In its second and final season under coach Major Applewhite, Houston went 8–4 before getting annihilated in its bowl game, a 70–14 loss to Army. Within weeks, Applewhite was out, replaced by Dana Holgorsen, who has deep roots in Texas and the Houston area. In his first season, Holgorsen faces a tough path; Houston sees Oklahoma in Week 1 and Washington State in Week 3. So yes, there’s a chance this goes very poorly and the Cougars finish September at an uninspiring 3–2, or even 2–3 if Conference USA heavyweight North Texas catches them napping in Week 5. But should Houston evoke 2016 with a season-opening upset of Oklahoma or take down Washington State at home, or both, it has a chance to set up shop in the top 10 with a conference schedule that has enough teeth to garner some respect. With Cincinnati, UCF and Memphis on the docket, the Cougars will have to earn their way to the top of the AAC.
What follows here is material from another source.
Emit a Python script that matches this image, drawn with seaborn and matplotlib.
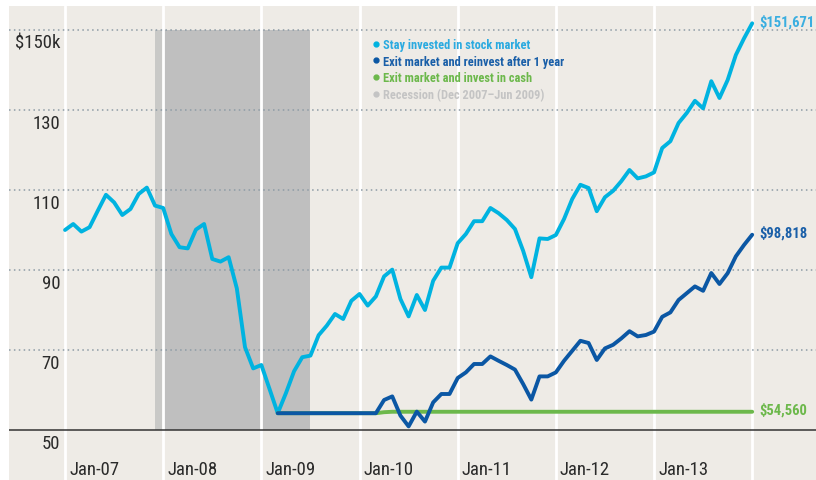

On the field, Houston should make its name on offense, as it did a year ago, when it averaged 43.9 points per game under the direction of coordinator Kendal Briles. Consider, too, that game-breaking quarterback D’Eriq King missed the season’s final two games with a torn meniscus, which makes the ineffectiveness against Army sting a tiny bit less and should provide some optimism for this season as he’s expected to make a healthy return. As a freshman in 2018, King passed for 2,982 yards and rushed for another 674, and there’s a real chance that under Holgorsen’s tutelage he becomes one of the most exciting quarterbacks in the country. On defense, though, the Cougars have plenty of holes to fill, most importantly the one left by All-America defensive tackle Ed Oliver. If Houston is going to make a splash in the fall, it’ll have to thrive in shootouts—and what better way to practice that scenario than by opening the season against the Sooners?

Utah State

The Aggies finished last season 11–2 and No. 22 in the final AP poll. (Their losses came to the only ranked teams they faced: 38–31 to Michigan State in Week 1 and 33–24 to Boise State in Week 13.) In the offseason, they lost coach Matt Wells, who took the Texas Tech job and brought offensive coordinator David Yost with him. Wells’s replacement, Gary Andersen, coached at Utah State from 2009 to ’12 and knows how to win Logan.

The offseason talent drain from Utah State’s offense goes beyond the coaching staff departures. Between graduations and early exits to the NFL, the Aggies’ offense lost the majority of its starters but retained star quarterback Jordan Love, who completed 64% of his passes for 3,567 yards and 32 touchdowns last season. He’ll be asked to carry the offense, and it’ll be interesting to see whether Love can maintain that production with a new supporting cast. If he can, the Aggies should be able to crack the top 25 early. An experienced, disruptive defense will help that case.

Utah State’s schedule also works to its advantage in terms of climbing the standings in September and October. Last year, it took until Nov. 4 for the Aggies to warrant a mention in the AP poll, but this season, they have early road games against Wake Forest (Week 1) and LSU (Week 6) that would make for eye-catching wins. Utah State wouldn’t be the first team from outside the Power 5 to take LSU by surprise at home.